Write out again, word for word, the lines below from the line that holds "Output the Python" through the line that holds "import matplotlib.pyplot as plt", omitting pictures.

Part of a data file:
>> BEGIN
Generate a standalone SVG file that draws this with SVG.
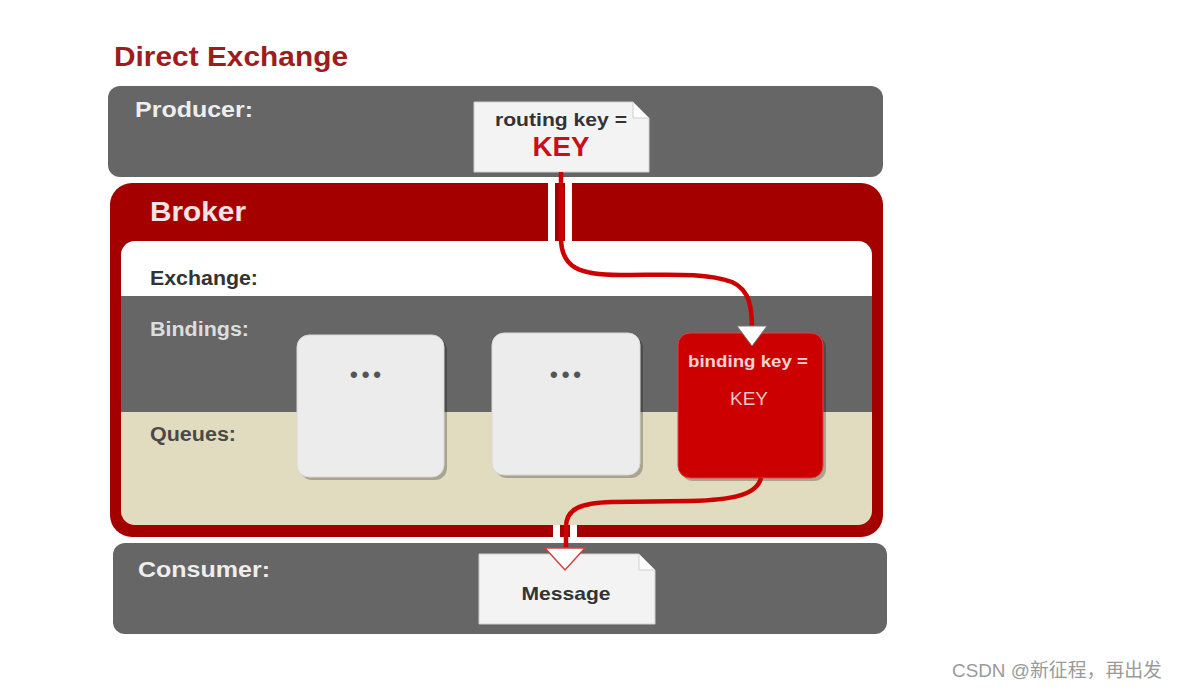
<svg xmlns="http://www.w3.org/2000/svg" width="1178" height="690" viewBox="0 0 1178 690">
<style>
.lbl{font-family:"Liberation Sans",Arial,sans-serif;font-weight:bold}
.band{fill:#666666}
.card{fill:#f3f3f3;stroke:#cfcfcf;stroke-width:1}
.fold{fill:#ffffff;stroke:#cfcfcf;stroke-width:1}
.queue{fill:#ececec;stroke:#d8d8d8;stroke-width:1}
.shadow{fill:#000;opacity:0.25}
.wire{fill:none;stroke:#cc0000;stroke-width:4.5;stroke-linecap:butt}
.casing{fill:#ffffff}
.dots{font-family:"Liberation Sans",Arial,sans-serif;font-weight:bold;font-size:22px;fill:#555555}
</style>
<rect width="1178" height="690" fill="#ffffff"/>
<text class="lbl" x="114" y="66" font-size="27" fill="#9e1b20" textLength="234" lengthAdjust="spacingAndGlyphs">Direct Exchange</text>

<g id="producer">
<rect class="band" x="108" y="86" width="775" height="91" rx="12"/>
<text class="lbl" x="135" y="117" font-size="22" fill="#eeeeee" textLength="118" lengthAdjust="spacingAndGlyphs">Producer:</text>
</g>

<g id="routing-key">
<path class="card" d="M474,102 H633 L649,118 V172 H474 Z"/>
<path class="fold" d="M633,102 L649,118 H633 Z"/>
<text class="lbl" x="561" y="126" font-size="18" fill="#333333" text-anchor="middle" textLength="132" lengthAdjust="spacingAndGlyphs">routing key =</text>
<text class="lbl" x="561" y="156" font-size="27" fill="#c8101a" text-anchor="middle" textLength="57" lengthAdjust="spacingAndGlyphs">KEY</text>
</g>

<g id="broker">
<rect x="110" y="183" width="773" height="354" rx="22" fill="#a50000"/>
<clipPath id="inner"><rect x="121" y="241" width="751" height="284" rx="14"/></clipPath>
<g clip-path="url(#inner)">
<rect x="121" y="241" width="751" height="55" fill="#ffffff"/>
<rect x="121" y="296" width="751" height="116" fill="#666666"/>
<rect x="121" y="412" width="751" height="113" fill="#e1dbbf"/>
</g>
<text class="lbl" x="150" y="221" font-size="28" fill="#f3e3e3" textLength="96" lengthAdjust="spacingAndGlyphs">Broker</text>
</g>

<g id="exchange">
<text class="lbl" x="150" y="285" font-size="20" fill="#333333" textLength="108" lengthAdjust="spacingAndGlyphs">Exchange:</text>
</g>
<g id="bindings">
<text class="lbl" x="150" y="336" font-size="20" fill="#dddddd" textLength="99" lengthAdjust="spacingAndGlyphs">Bindings:</text>
</g>
<g id="queues">
<text class="lbl" x="150" y="441" font-size="20" fill="#4a4a4a" textLength="86" lengthAdjust="spacingAndGlyphs">Queues:</text>
</g>

<g id="queue-1">
<rect class="shadow" x="300" y="338" width="147" height="142" rx="12"/>
<rect class="queue" x="297" y="335" width="147" height="142" rx="12"/>
<text class="dots" x="350" y="382" textLength="31" lengthAdjust="spacing">•••</text>
</g>
<g id="queue-2">
<rect class="shadow" x="495" y="336" width="148" height="142" rx="12"/>
<rect class="queue" x="492" y="333" width="148" height="142" rx="12"/>
<text class="dots" x="550" y="382" textLength="31" lengthAdjust="spacing">•••</text>
</g>
<g id="queue-key">
<rect class="shadow" x="681" y="336" width="145" height="145" rx="12"/>
<rect x="678" y="333" width="145" height="145" rx="12" fill="#cc0000" stroke="#e04040" stroke-width="1"/>
<text class="lbl" x="748" y="367" font-size="17" fill="#f3d3d3" text-anchor="middle" textLength="120" lengthAdjust="spacingAndGlyphs">binding key =</text>
<text x="749" y="405" font-family="Liberation Sans,Arial,sans-serif" font-size="19" fill="#ecc6c6" text-anchor="middle">KEY</text>
</g>

<g id="consumer">
<rect class="band" x="113" y="543" width="774" height="91" rx="12"/>
<text class="lbl" x="138" y="577" font-size="22" fill="#eeeeee" textLength="132" lengthAdjust="spacingAndGlyphs">Consumer:</text>
</g>

<g id="message">
<path class="card" d="M479,554 H639 L655,570 V624 H479 Z"/>
<path class="fold" d="M639,554 L655,570 H639 Z"/>
<text class="lbl" x="566" y="600" font-size="19" fill="#333333" text-anchor="middle" textLength="89" lengthAdjust="spacingAndGlyphs">Message</text>
</g>

<g id="connectors">
<rect class="casing" x="548" y="177" width="24" height="64"/>
<rect x="555" y="183" width="10" height="58" fill="#a50000"/>
<path class="wire" d="M561,172 V238 C561,268 580,275 620,275 C665,275 705,272 732,282 C750,290 752,308 752,330"/>
<path d="M737,326 H767 L752,346 Z" fill="#ffffff" stroke="#777777" stroke-width="1"/>
<rect class="casing" x="553" y="525" width="24" height="18"/>
<rect x="560" y="525" width="10" height="12" fill="#a50000"/>
<path class="wire" d="M761,478 C757,494 735,500 690,501 L612,502 C578,503 566,510 566,527 V550"/>
<path d="M545,548 H585 L565,570 Z" fill="#ffffff" stroke="#d04040" stroke-width="1.5"/>
</g>

<text x="952" y="677" font-family="Liberation Sans,'Noto Sans CJK SC',sans-serif" font-size="19" fill="#9a9a9a" textLength="210" lengthAdjust="spacingAndGlyphs">CSDN @新征程，再出发</text>
</svg>
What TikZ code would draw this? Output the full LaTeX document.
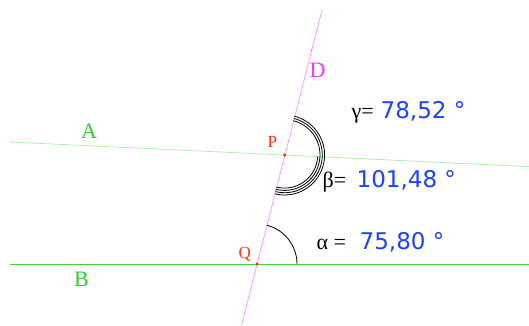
\documentclass[tikz,border=0pt]{standalone}
\usepackage{fontspec}
\setmainfont{Liberation Serif}
\newfontfamily\numfont{DejaVu Sans}
\usetikzlibrary{calc}
\definecolor{lgreen}{HTML}{B4EAB4}
\definecolor{bgreen}{HTML}{40D040}
\definecolor{lblgreen}{HTML}{33CC33}
\definecolor{dpink}{HTML}{FF9CFF}
\definecolor{dmag}{HTML}{FF33FF}
\definecolor{pred}{HTML}{FF3311}
\definecolor{nblue}{HTML}{1E40FF}
\tikzset{
  lbl/.style={inner sep=0pt, anchor=base west, font=\fontsize{22}{26}\selectfont},
  ptlbl/.style={inner sep=0pt, anchor=base west, text=pred, font=\fontsize{17}{20}\selectfont},
  greek/.style={inner sep=0pt, anchor=base west, font=\fontsize{22}{26}\selectfont},
  num/.style={inner sep=0pt, anchor=base west, text=nblue, font=\numfont\fontsize{23}{27}\selectfont},
  pt/.style={circle, fill=pred, inner sep=0pt, minimum size=3.4pt},
  arcline/.style={line width=0.8pt, black}
}
\begin{document}
\begin{tikzpicture}[x=1pt,y=1pt]
\useasboundingbox (0,0) rectangle (529,325);
% key points
\coordinate (Q) at (257,61);
\coordinate (P) at (284.6,170);
\coordinate (Dtop) at (322,315);
\coordinate (Dbot) at (241.5,0);
\coordinate (Aleft) at (10,183);
\coordinate (Aright) at (529,158.4);
\coordinate (Bleft) at (10,61);
\coordinate (Bright) at (529,61);
% lines
\draw[lgreen, line width=0.8pt] (Aleft) -- (Aright);
\draw[bgreen, line width=1pt] (Bleft) -- (Bright);
\draw[dpink, line width=0.8pt] (Dbot) -- (Dtop);
% angle arcs
\draw[arcline] ([shift={(0:40)}]Q) arc[start angle=0, end angle=75.8, radius=40];
\foreach \r in {35.4,37.7,40}
  \draw[arcline] ([shift={(-2.72:\r)}]P) arc[start angle=-2.72, end angle=75.8, radius=\r];
\foreach \r in {33.1,35.4,37.7,40}
  \draw[arcline] ([shift={(-2.72:\r)}]P) arc[start angle=-2.72, end angle=-104.2, radius=\r];
% points
\node[pt] (ptP) at (P) {};
\node[pt] (ptQ) at (Q) {};
\node[circle, fill=pred, inner sep=0pt, minimum size=1.2pt] (ptD) at (311.6,275) {};
% labels
\node[lbl, text=lblgreen] (labA) at (81,186.7) {A};
\node[lbl, text=lblgreen] (labB) at (74,38.3) {B};
\node[lbl, text=dmag] (labD) at (309.5,247.7) {D};
\node[ptlbl] (labP) at (267.5,177.3) {P};
\node[ptlbl] (labQ) at (238.5,67) {Q};
% angle values
\node[greek] (gam) at (351.5,206.5) {γ=};
\node[num] (gamv) at (380.5,206.5) {78,52 °};
\node[greek] (bet) at (322.5,138) {β=};
\node[num] (betv) at (356.5,138) {101,48 °};
\node[greek] (alp) at (316.5,76) {α =};
\node[num] (alpv) at (359.5,76) {75,80 °};
\end{tikzpicture}
\end{document}
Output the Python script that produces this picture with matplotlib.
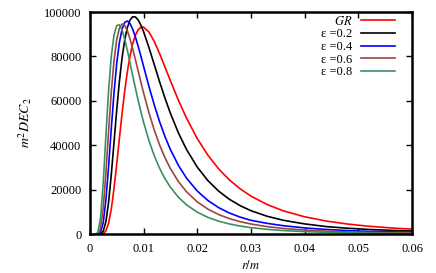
import matplotlib
matplotlib.use("Agg")
import matplotlib.pyplot as plt

# r/m grid
r = [0.001, 0.0015, 0.002, 0.0025, 0.003, 0.0035, 0.004, 0.0045, 0.005, 0.0055,
     0.006, 0.0065, 0.007, 0.0075, 0.008, 0.0085, 0.009, 0.0095, 0.010, 0.011,
     0.012, 0.013, 0.014, 0.015, 0.0165, 0.018, 0.020, 0.022, 0.024, 0.026,
     0.028, 0.030, 0.033, 0.036, 0.040, 0.044, 0.048, 0.052, 0.056, 0.060]

dec_gr = [0, 0, 10, 250, 1520, 4990, 11370, 20450, 31340, 42950,
          54250, 64510, 73290, 80390, 85800, 89610, 91990, 93130, 93230, 91050,
          86740, 81240, 75220, 69100, 60290, 52280, 43080, 35520, 29390, 24430,
          20420, 17170, 13380, 10560, 7850, 5950, 4580, 3590, 2850, 2290]
dec_e02 = [0, 0, 140, 1380, 5730, 14410, 26830, 41200, 55610, 68580,
           79300, 87450, 93080, 96440, 97880, 97760, 96410, 94140, 91200, 84100,
           76320, 68570, 61220, 54470, 45600, 38170, 30230, 24100, 19380, 15710,
           12850, 10600, 8100, 6300, 4650, 3450, 2700, 2150, 1750, 1450]
dec_e04 = [0, 30, 850, 5260, 15530, 30660, 47620, 63520, 76590, 86150,
           92240, 95320, 95960, 94740, 92180, 88690, 84610, 80210, 75660, 66630,
           58190, 50600, 43940, 38160, 30980, 25280, 19460, 15170, 11960, 9540,
           7700, 6270, 4900, 3850, 2850, 2150, 1650, 1300, 1100, 950]
dec_e06 = [0, 170, 2710, 11800, 27680, 46470, 64030, 77910, 87390, 92720,
           94650, 93990, 91500, 87790, 83330, 78480, 73490, 68530, 63710, 54760,
           46890, 40140, 34400, 29560, 23680, 19130, 14580, 11280, 8840, 7030,
           5650, 4600, 3430, 2610, 1870, 1370, 1030, 850, 700, 580]
dec_e08 = [0, 750, 7260, 23290, 44600, 64790, 80080, 89550, 93880, 94260,
           91880, 87760, 82620, 77010, 71270, 65640, 60260, 55200, 50500, 42220,
           35340, 29660, 25000, 21170, 16650, 13240, 9930, 7570, 5870, 4620,
           3680, 2970, 2200, 1660, 1180, 860, 640, 490, 380, 300]

labels = ["$GR$", "ε =0.2", "ε =0.4", "ε =0.6", "ε =0.8"]
colors = ["#ff0000", "#000000", "#0000ff", "#9c4640", "#3a8f62"]
xticks = [0, 0.01, 0.02, 0.03, 0.04, 0.05, 0.06]
xticklabels = ["0", "0.01", "0.02", "0.03", "0.04", "0.05", "0.06"]
yticks = [0, 20000, 40000, 60000, 80000, 100000]

plt.rcParams['font.family'] = ['Liberation Serif', 'DejaVu Serif']
plt.rcParams['mathtext.fontset'] = 'stix'
plt.rcParams['font.size'] = 9

fig = plt.figure(figsize=(4.36, 2.73), dpi=100)
ax = fig.add_axes([0.206, 0.142, 0.739, 0.814])

for y, lab, c in zip([dec_gr, dec_e02, dec_e04, dec_e06, dec_e08], labels, colors):
    ax.plot(r, y, color=c, lw=1.2, label=lab)

ax.set_xlim(0, 0.06)
ax.set_ylim(0, 100000)
ax.set_xticks(xticks)
ax.set_xticklabels(xticklabels)
ax.set_yticks(yticks)
ax.set_yticklabels([str(v) for v in yticks])
ax.tick_params(direction='in', top=True, right=True, length=4, width=1, pad=6)
for s in ax.spines.values():
    s.set_linewidth(1.8)

ax.set_xlabel("$r/m$", labelpad=3)
ax.set_ylabel("$m^2DEC_2$", labelpad=7, fontsize=10)

ax.legend(loc='upper right', bbox_to_anchor=(0.974, 1.027), frameon=False,
          markerfirst=False, handlelength=2.7, handletextpad=0.7,
          labelspacing=0.05, borderaxespad=0.3)

fig.savefig("out.png", dpi=100)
>> END
**Answer below:**
Output the Python script that produces this picture with matplotlib.
import matplotlib
matplotlib.use("Agg")
import matplotlib.pyplot as plt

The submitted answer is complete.